Stop and think how many times you write "maybe you should" or "I'm not quite sure, but..." in emails and letters and even when you speak to someone. Be bold. Take the world and your words by the horns and say what you really think and what you really mean. If everyone was truthful and didn't worry about spin or telling a jerk that he could win the Olympics with his vulgar mouth and crass attitude, I doubt we'd have as many problems as we do here and abroad. Granted, some people aren't going to like you for bucking the system, for using clear, concise and razor sharp words to say what you mean instead of the inflated, pompous, high sounding, but full of hot air and devoid of meaning words that pass for truth in politically correct circles, but you will have a clear conscience and everyone will know where you stand. Honesty isn't a license to be rude or hurtful. Honesty is a license to stand up and be counted.

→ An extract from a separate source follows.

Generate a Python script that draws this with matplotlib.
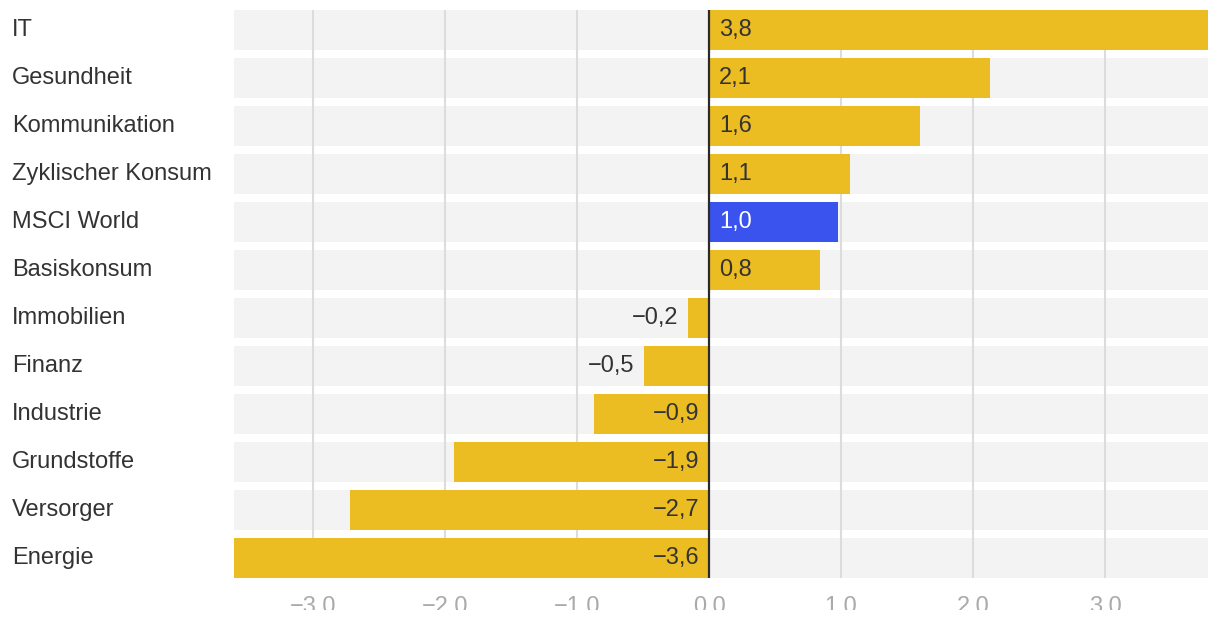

Personally, I'd prefer bald to follicularly challenged if my hair were absent from the crown of my head and shones like a brand new billiard ball. I don't even mind being called fat. I am. But I am also voluptuous, sensuous, sensual, and, most important of all, unforgettable. So is the Venus de Milo and the Statue of Liberty. Get over it. Stop hiding behind empty words and say exactly what you mean. Don't let the politically correct faction take the beauty, strength, and power of simple, direct, honest words from you. If you do, you will end up with . . . an empty world full of prickly oversensitive people who are just looking for a chance to call you out, take you to court, or just cause trouble. If you're going to get slapped in the face at least be slapped for something you did say instead of something you almost, but not quite, really weren't sure you said.

So every time you start to write or say, or even think, possibly, maybe, might, could be or the like, stop, rewind or backspace, and say what you mean, what you're thinking. Take the IF out of your language. You either mean what you say or you don't. Life IS or it ISN'T; there is no in between.